--- Start of Stored data ---

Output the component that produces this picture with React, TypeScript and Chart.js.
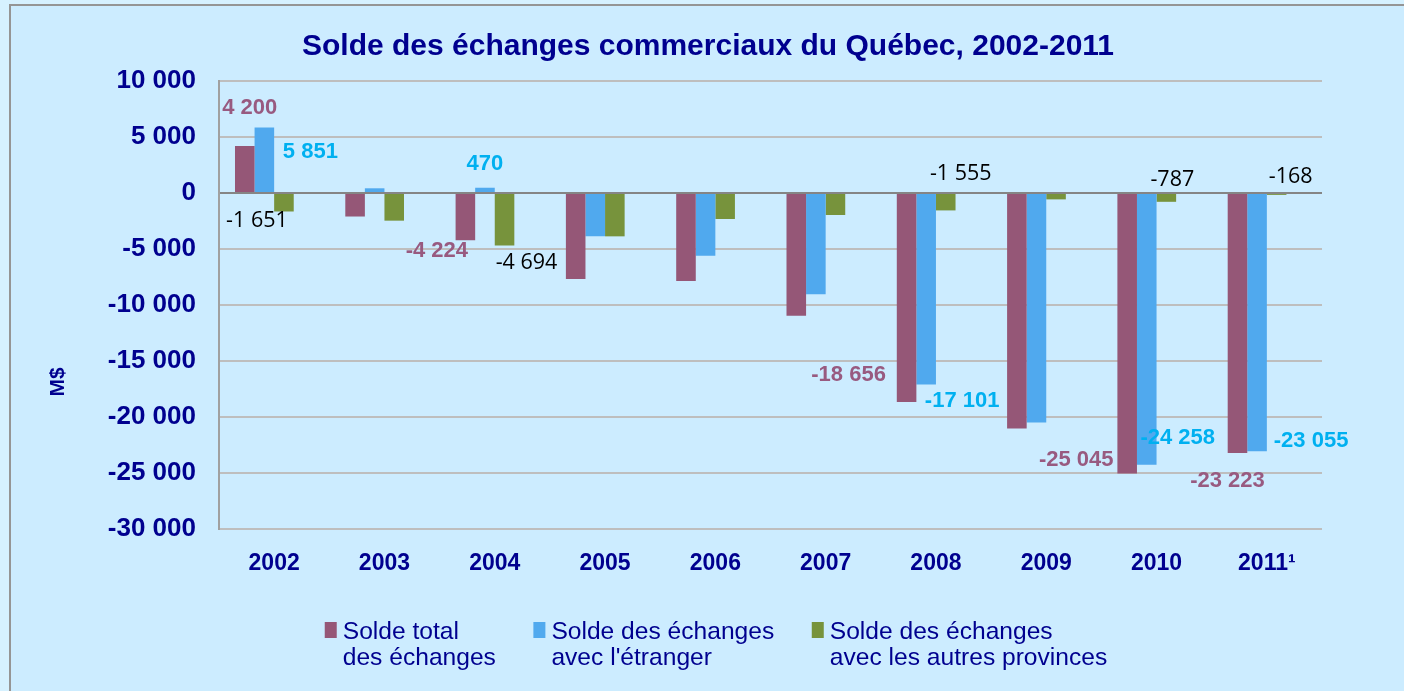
import React, { useEffect, useRef } from "react";
import { Chart, registerables } from "chart.js";

Chart.register(...registerables);

const years = ["2002", "2003", "2004", "2005", "2006", "2007", "2008", "2009", "2010", "2011¹"];
const totalBalance = [4200, -2100, -4224, -7680, -7860, -10960, -18656, -21020, -25045, -23223];
const foreignBalance = [5851, 420, 470, -3870, -5600, -9050, -17101, -20480, -24258, -23055];
const provincesBalance = [-1651, -2470, -4694, -3870, -2320, -1965, -1555, -570, -787, -168];
const yTicks = [10000, 5000, 0, -5000, -10000, -15000, -20000, -25000, -30000];

const seriesNames = [
  ["Solde total", "des échanges"],
  ["Solde des échanges", "avec l'étranger"],
  ["Solde des échanges", "avec les autres provinces"],
];
const seriesColors = ["#955777", "#50A9EE", "#77933C"];
const labelColors = ["#985A80", "#00B0F0", "#000000"];

// which bars carry a value label, and where the label sits relative to the bar end
const labelPlacements = [
  { series: 0, index: 0, dx: 5, dy: -38.5 },
  { series: 1, index: 0, dx: 46, dy: 24 },
  { series: 2, index: 0, dx: -27, dy: 9.5 },
  { series: 0, index: 2, dx: -28.5, dy: 10.7 },
  { series: 1, index: 2, dx: 0, dy: -24 },
  { series: 2, index: 2, dx: 22, dy: 17.5 },
  { series: 0, index: 6, dx: -58, dy: -27 },
  { series: 1, index: 6, dx: 36, dy: 16 },
  { series: 2, index: 6, dx: 15, dy: -37 },
  { series: 0, index: 8, dx: -51, dy: -13.5 },
  { series: 1, index: 8, dx: 31, dy: -27 },
  { series: 2, index: 8, dx: 6, dy: -22 },
  { series: 0, index: 9, dx: -10, dy: 28 },
  { series: 1, index: 9, dx: 54, dy: -10.5 },
  { series: 2, index: 9, dx: 14, dy: -18 },
];

const TEXT_BLUE = "#00008F";
const FONT = "'Liberation Sans', Arial, sans-serif";

function fmt(v: number): string {
  const s = Math.abs(Math.round(v))
    .toString()
    .replace(/\B(?=(\d{3})+(?!\d))/g, " ");
  return (v < 0 ? "-" : "") + s;
}

const decorPlugin = {
  id: "decor",
  beforeDraw(chart: any) {
    const { ctx, width, height } = chart;
    ctx.save();
    ctx.fillStyle = "#D6F1FF";
    ctx.fillRect(0, 0, width, height);
    ctx.fillStyle = "#CCECFF";
    ctx.fillRect(10, 5, width - 10, height - 5);
    ctx.strokeStyle = "#959595";
    ctx.lineWidth = 2;
    ctx.beginPath();
    ctx.moveTo(10, height);
    ctx.lineTo(10, 5);
    ctx.lineTo(width, 5);
    ctx.stroke();
    ctx.restore();
  },
  afterDraw(chart: any) {
    const { ctx, chartArea } = chart;
    ctx.save();
    // title
    ctx.fillStyle = TEXT_BLUE;
    ctx.font = `bold 30px ${FONT}`;
    ctx.textAlign = "center";
    ctx.textBaseline = "middle";
    ctx.fillText("Solde des échanges commerciaux du Québec, 2002-2011", 708, 47);
    // y-axis title
    ctx.save();
    ctx.translate(chartArea.left - 161, chartArea.top + 301);
    ctx.rotate(-Math.PI / 2);
    ctx.font = `bold 21px ${FONT}`;
    ctx.fillText("M$", 0, 0);
    ctx.restore();
    // legend
    ctx.font = `24.6px ${FONT}`;
    ctx.textAlign = "left";
    ctx.textBaseline = "alphabetic";
    const boxW = 12;
    const textGap = 6;
    const itemGap = 37.5;
    const widths = seriesNames.map((lines) => Math.max(...lines.map((l) => ctx.measureText(l).width)));
    const total = widths.reduce((a, w) => a + boxW + textGap + w, 0) + itemGap * (widths.length - 1);
    let x = 716 - total / 2;
    const base1 = 639;
    const lineH = 26;
    seriesNames.forEach((lines, i) => {
      ctx.fillStyle = seriesColors[i];
      ctx.fillRect(x, 622, boxW, 16);
      ctx.fillStyle = TEXT_BLUE;
      lines.forEach((l, j) => ctx.fillText(l, x + boxW + textGap, base1 + j * lineH));
      x += boxW + textGap + widths[i] + itemGap;
    });
    ctx.restore();
  },
  afterDatasetsDraw(chart: any) {
    const { ctx } = chart;
    ctx.save();
    ctx.textAlign = "center";
    ctx.textBaseline = "middle";
    labelPlacements.forEach((p) => {
      const el = chart.getDatasetMeta(p.series).data[p.index];
      if (!el) return;
      const v = chart.data.datasets[p.series].data[p.index] as number;
      ctx.font = p.series === 2 ? `21.5px 'Open Sans', sans-serif` : `bold 22px ${FONT}`;
      ctx.fillStyle = labelColors[p.series];
      ctx.fillText(fmt(v), el.x + p.dx, el.y + p.dy);
    });
    ctx.restore();
  },
};

export default function App() {
  const ref = useRef<HTMLCanvasElement | null>(null);
  useEffect(() => {
    if (!ref.current) return;
    const seriesData = [totalBalance, foreignBalance, provincesBalance];
    const chart = new Chart(ref.current, {
      type: "bar",
      data: {
        labels: years,
        datasets: [
          ...seriesData.map((d, i) => ({
            label: seriesNames[i].join(" "),
            data: d,
            backgroundColor: seriesColors[i],
            borderWidth: 0,
          })),
          { label: "", data: years.map(() => null), backgroundColor: "transparent" },
        ] as any,
      },
      options: {
        responsive: false,
        animation: false,
        devicePixelRatio: 1,
        datasets: { bar: { categoryPercentage: 0.71, barPercentage: 1 } },
        layout: { padding: { left: 0, top: 81, right: 82, bottom: 0 } },
        plugins: { legend: { display: false }, title: { display: false }, tooltip: { enabled: false } },
        scales: {
          x: {
            grid: { display: false },
            border: { display: false },
            ticks: { color: TEXT_BLUE, font: { family: FONT, size: 23, weight: "bold" }, padding: 13, maxRotation: 0 },
            afterFit: (s: any) => {
              s.height = 162;
            },
          },
          y: {
            min: yTicks[yTicks.length - 1],
            max: yTicks[0],
            afterBuildTicks: (s: any) => {
              s.ticks = yTicks.map((v) => ({ value: v }));
            },
            ticks: {
              color: TEXT_BLUE,
              font: { family: FONT, size: 26, weight: "bold" },
              padding: 23,
              callback: (v: any) => fmt(Number(v)),
            },
            grid: {
              drawTicks: false,
              color: (c: any) => (c.tick && c.tick.value === 0 ? "#858585" : "#BEBEBE"),
              lineWidth: 2,
            },
            border: { display: true, color: "#A0A0A0", width: 2 },
            afterFit: (s: any) => {
              s.width = 219;
            },
          },
        },
      } as any,
      plugins: [decorPlugin],
    });
    return () => chart.destroy();
  }, []);
  return (
    <div style={{ position: "absolute", left: 0, top: 0 }}>
      <canvas ref={ref} width={1404} height={691} style={{ display: "block" }} />
    </div>
  );
}
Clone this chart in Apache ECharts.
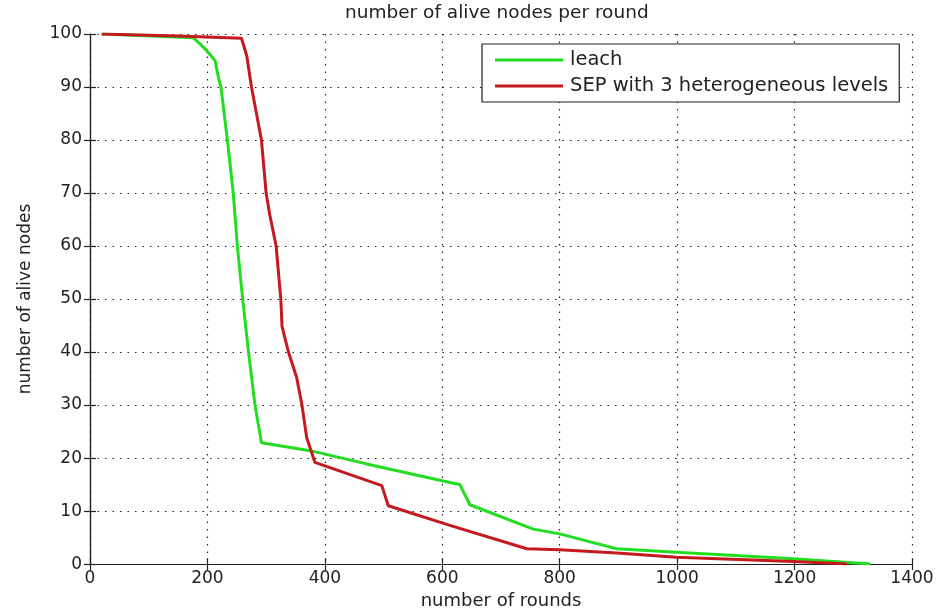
<!DOCTYPE html>
<html>
<head>
<meta charset="utf-8">
<script src="https://cdn.jsdelivr.net/npm/echarts@6/dist/echarts.min.js"></script>
<style>
html,body{margin:0;padding:0;background:#fff;}
#chart{width:939px;height:615px;}
</style>
</head>
<body>
<div id="chart"></div>
<script>
// ---- data ----
var titleText = 'number of alive nodes per round';
var xName = 'number of rounds';
var yName = 'number of alive nodes';
var seriesNames = ['leach', 'SEP with 3 heterogeneous levels'];

var leachX = [20, 176, 196, 213, 218, 223, 234, 244, 251, 260, 270, 281, 292, 375, 471, 613, 630, 647, 755, 800, 897, 999, 1198, 1329];
var leachY = [100, 99.3, 97.2, 95.0, 92.2, 90, 80, 70, 60, 50, 40, 30, 22.9, 21.4, 18.9, 15.4, 15.0, 11.2, 6.6, 5.7, 2.9, 2.25, 1.0, 0];

var sepX = [20, 150, 258, 267, 275, 292, 300, 306, 317, 325, 327, 338, 352, 361, 369, 383, 497, 508, 613, 744, 800, 897, 999, 1198, 1289];
var sepY = [100, 99.6, 99.2, 95.9, 90, 80, 70, 66, 60, 50, 44.9, 40, 35.2, 30, 23.9, 19.2, 14.8, 11.0, 7.3, 2.9, 2.7, 2.1, 1.3, 0.5, 0];

var xMin = 0, xMax = 1400, xStep = 200;
var yMin = 0, yMax = 100, yStep = 10;

function pairs(xs, ys) {
  var out = [];
  for (var i = 0; i < xs.length; i++) out.push([xs[i], ys[i]]);
  return out;
}

var FONT = 'DejaVu Sans';
var chart = echarts.init(document.getElementById('chart'), null, {renderer: 'canvas'});

var gridLine = {show: true, lineStyle: {color: '#222', width: 1.2, type: [1.5, 6]}};
var axisLineStyle = {show: true, lineStyle: {color: '#222', width: 1.2}};
var plain = function (v) { return String(v); };

var option = {
  backgroundColor: '#fff',
  animation: false,
  title: {
    text: titleText,
    left: 345, top: 4, padding: 0,
    textStyle: {fontFamily: FONT, fontSize: 18.5, fontWeight: 'normal', color: '#222'}
  },
  legend: {
    orient: 'vertical',
    left: 482, top: 44,
    padding: [5, 11, 5, 13],
    itemGap: 4,
    itemWidth: 68,
    itemHeight: 3,
    icon: 'rect',
    backgroundColor: '#fff',
    borderColor: '#222',
    borderWidth: 1.2,
    borderRadius: 0,
    textStyle: {fontFamily: FONT, fontSize: 19.5, color: '#222', lineHeight: 22, padding: [0, 0, 0, 2]},
    data: seriesNames
  },
  grid: {left: 90, right: 27, top: 34, bottom: 48, show: false},
  xAxis: [{
    type: 'value', min: xMin, max: xMax, interval: xStep, position: 'bottom',
    name: xName, nameLocation: 'middle', nameGap: 27,
    nameTextStyle: {fontFamily: FONT, fontSize: 18, color: '#222'},
    axisLine: axisLineStyle,
    axisTick: {show: true, inside: true, length: 6, lineStyle: {color: '#222', width: 1.2}},
    axisLabel: {fontFamily: FONT, fontSize: 17, color: '#222', margin: 6, formatter: plain},
    splitLine: gridLine
  }, {
    type: 'value', min: xMin, max: xMax, interval: xStep, position: 'top',
    axisLine: axisLineStyle,
    axisTick: {show: true, inside: true, length: 6, lineStyle: {color: '#222', width: 1.2}},
    axisLabel: {show: false},
    splitLine: {show: false}
  }],
  yAxis: [{
    type: 'value', min: yMin, max: yMax, interval: yStep, position: 'left',
    name: yName, nameLocation: 'middle', nameGap: 56,
    nameTextStyle: {fontFamily: FONT, fontSize: 17, color: '#222'},
    axisLine: axisLineStyle,
    axisTick: {show: true, inside: true, length: 6, lineStyle: {color: '#222', width: 1.2}},
    axisLabel: {fontFamily: FONT, fontSize: 17, color: '#222', margin: 8, formatter: plain},
    splitLine: gridLine
  }, {
    type: 'value', min: yMin, max: yMax, interval: yStep, position: 'right',
    axisLine: axisLineStyle,
    axisTick: {show: true, inside: true, length: 6, lineStyle: {color: '#222', width: 1.2}},
    axisLabel: {show: false},
    splitLine: {show: false}
  }],
  series: [{
    name: seriesNames[0], type: 'line', xAxisIndex: 0, yAxisIndex: 0,
    showSymbol: false, symbol: 'none',
    itemStyle: {color: '#22dd22'},
    lineStyle: {color: '#22dd22', width: 3},
    data: pairs(leachX, leachY)
  }, {
    name: seriesNames[1], type: 'line', xAxisIndex: 0, yAxisIndex: 0,
    showSymbol: false, symbol: 'none',
    itemStyle: {color: '#c41a1f'},
    lineStyle: {color: '#c41a1f', width: 3},
    data: pairs(sepX, sepY)
  }]
};
chart.setOption(option);
</script>
</body>
</html>
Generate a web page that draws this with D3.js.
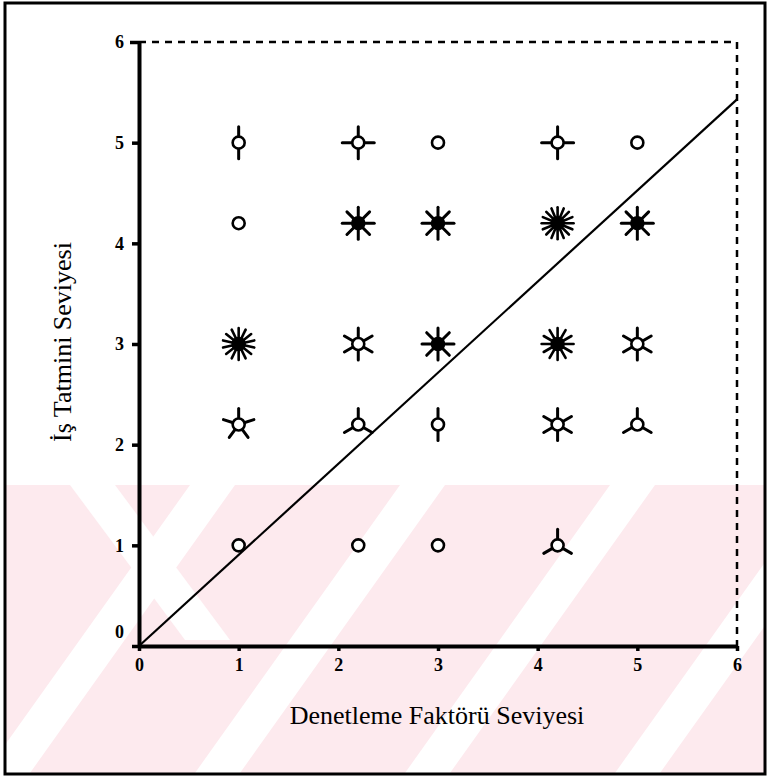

--- End of Stored data ---

● **Instructions for the task**: Copy nothing but the lines from the first one in the listing through the line with "-20000, -25000, -30000];", and omit the pictures.

● **Task result**:
Output the component that produces this picture with React, TypeScript and Chart.js.
import React, { useEffect, useRef } from "react";
import { Chart, registerables } from "chart.js";

Chart.register(...registerables);

const years = ["2002", "2003", "2004", "2005", "2006", "2007", "2008", "2009", "2010", "2011¹"];
const totalBalance = [4200, -2100, -4224, -7680, -7860, -10960, -18656, -21020, -25045, -23223];
const foreignBalance = [5851, 420, 470, -3870, -5600, -9050, -17101, -20480, -24258, -23055];
const provincesBalance = [-1651, -2470, -4694, -3870, -2320, -1965, -1555, -570, -787, -168];
const yTicks = [10000, 5000, 0, -5000, -10000, -15000, -20000, -25000, -30000];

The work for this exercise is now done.